The main goal this week is to get familiar with importing (and using) three really useful packages: numpy, astropy and matplotlib. Throughout the assignment we will also write some for-loops and practice logic statements This assignment is meant to be done in groups of 2-3 people.

Part 1: Loading in the SubHalo Merger Tree Data (10 - 15 minutes)

All galaxies live inside large accumulations of dark matter. These accumulations can be thought of as clouds or “halos”. A “merger tree” is a way of understanding the accretion history of a dark matter host halo. The trunk represents the present day host halo, and every branch is a merger event (a smaller halo being eaten up). The higher up the tree you go, the further back in time you look! I work with a code named SatGen that can create these merger trees and today you will be handling the output of the SatGen code.

The code outputs several numpy arrays that are compressed together into a single .npz file. (See this link https://numpy.org/doc/stable/reference/generated/numpy.savez.html)

Part 2: Playing around with halo mass (10 - 15 minutes)

Now that you have opened up the data, I can tell you that the host halo is saved in the first index of the mass array. The rest of the indices correspond to the subhalos that were accreted by the host during the “simulation”.

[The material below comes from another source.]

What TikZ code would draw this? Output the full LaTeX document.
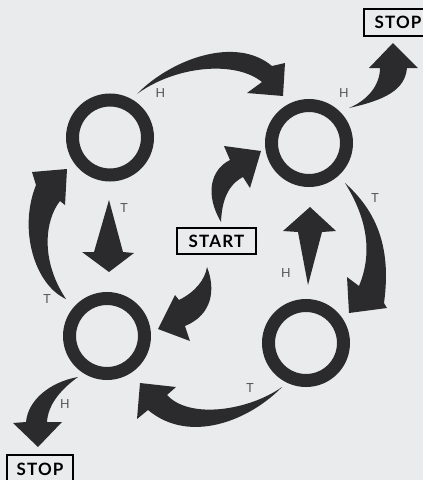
\documentclass[tikz,border=0pt]{standalone}
\usepackage{fontspec}
\setmainfont{Lato}
\begin{document}
\begin{tikzpicture}[x=1pt,y=-1pt,
  ring/.style={circle,draw=ink,line width=13pt,minimum size=75pt,inner sep=0pt},
  fat/.style={fill=ink},
  lab/.style={font=\fontsize{12.5}{12.5}\selectfont,text=labgrey,inner sep=0pt},
  boxed/.style={draw=black,line width=1.8pt,fill=none,inner sep=0pt,
     font=\fontsize{17}{17}\selectfont\bfseries\addfontfeatures{LetterSpace=7}},
]
\definecolor{ink}{HTML}{2B2B2D}
\definecolor{bg}{HTML}{E9EBED}
\definecolor{labgrey}{HTML}{555555}
\fill[bg] (0,0) rectangle (423,480);
\useasboundingbox (0,0) rectangle (423,480);

% rings
\node[ring] (tl) at (110,137.5) {};
\node[ring] (tr) at (309,143) {};
\node[ring] (bl) at (107,336) {};
\node[ring] (br) at (306,343) {};

% boxes
\node[boxed,minimum width=68pt,minimum height=27pt] (stop1) at (398,22.5) {STOP};
\node[boxed,minimum width=79pt,minimum height=26pt] (start) at (216.5,241) {START};
\node[boxed,minimum width=66pt,minimum height=28pt] (stop2) at (40,469) {STOP};

% labels
\node[lab] (h1) at (160.5,93) {H};
\node[lab] (h2) at (344,93) {H};
\node[lab] (t1) at (124,208) {T};
\node[lab] (t2) at (375,198) {T};
\node[lab] (h3) at (286,273) {H};
\node[lab] (t3) at (47,299) {T};
\node[lab] (t4) at (250,388) {T};
\node[lab] (h4) at (65,404) {H};

% arrows
% top: tl -> tr
\fill[fat] (137,94) .. controls (170,60) and (235,35) .. (272,66) -- (285,63) -- (283,96) -- (247,93) -- (262,82) .. controls (235,60) and (175,66) .. cycle;
% tr -> stop1
\fill[fat] (349,108) .. controls (385,100) and (405,90) .. (407,68) -- (418,68) -- (393,43) -- (369,68) -- (380,68) .. controls (380,85) and (368,100) .. cycle;
% bl -> tl (left)
\fill[fat] (66,299) .. controls (35,285) and (18,230) .. (36,185) -- (32,172) -- (67,169) -- (65,205) -- (60,201) .. controls (45,220) and (40,260) .. cycle;
% tl -> bl (straight down)
\fill[fat] (109,200) -- (123,252) -- (134,253) -- (109,272) -- (82,252) -- (94,252) -- cycle;
% start -> tr
\fill[fat] (221,222) .. controls (205,195) and (210,170) .. (230,160) -- (224,146) -- (261,151) -- (250,188) -- (243,177) .. controls (228,185) and (222,200) .. cycle;
% start -> bl
\fill[fat] (207,267) .. controls (216,290) and (212,315) .. (185,326) -- (190,341) -- (158,329) -- (175,295) -- (179,300) .. controls (195,292) and (205,280) .. cycle;
% br -> tr (straight up)
\fill[fat] (308,285) -- (298,232) -- (283,231) -- (310,207) -- (336,231) -- (322,232) -- cycle;
% tr -> br (right)
\fill[fat] (345,183) .. controls (375,210) and (392,245) .. (384,303) -- (387,308) -- (349,313) -- (347,277) -- (359,286) .. controls (374,250) and (365,215) .. cycle;
% br -> bl (bottom)
\fill[fat] (282,387) .. controls (250,420) and (190,445) .. (148,410) -- (137,419) -- (140,383) -- (176,387) -- (167,395) .. controls (190,420) and (250,410) .. cycle;
% bl -> stop2
\fill[fat] (78,377) .. controls (50,382) and (28,400) .. (26,422) -- (13,423) -- (38,447) -- (62,422) -- (47,422) .. controls (48,405) and (60,390) .. cycle;
\end{tikzpicture}
\end{document}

WOW! There are so many more low mass subhalos than there are high mass subhalos!! LCDM predicts a steep mass function!

Part 3: Plotting the merger tree! (20-25 minutes)

Okay so as we know, there are a bunch of subhalos in this merger tree. If we wanted plot all of them with respect to time, the figure would be a bit crowded. Instead lets only pick the ones that are above a given mass at present day.

Can you see the little dips in the accretion histories? That is when the subhalo is accreted onto the host! Notice there is no such dip for the red line!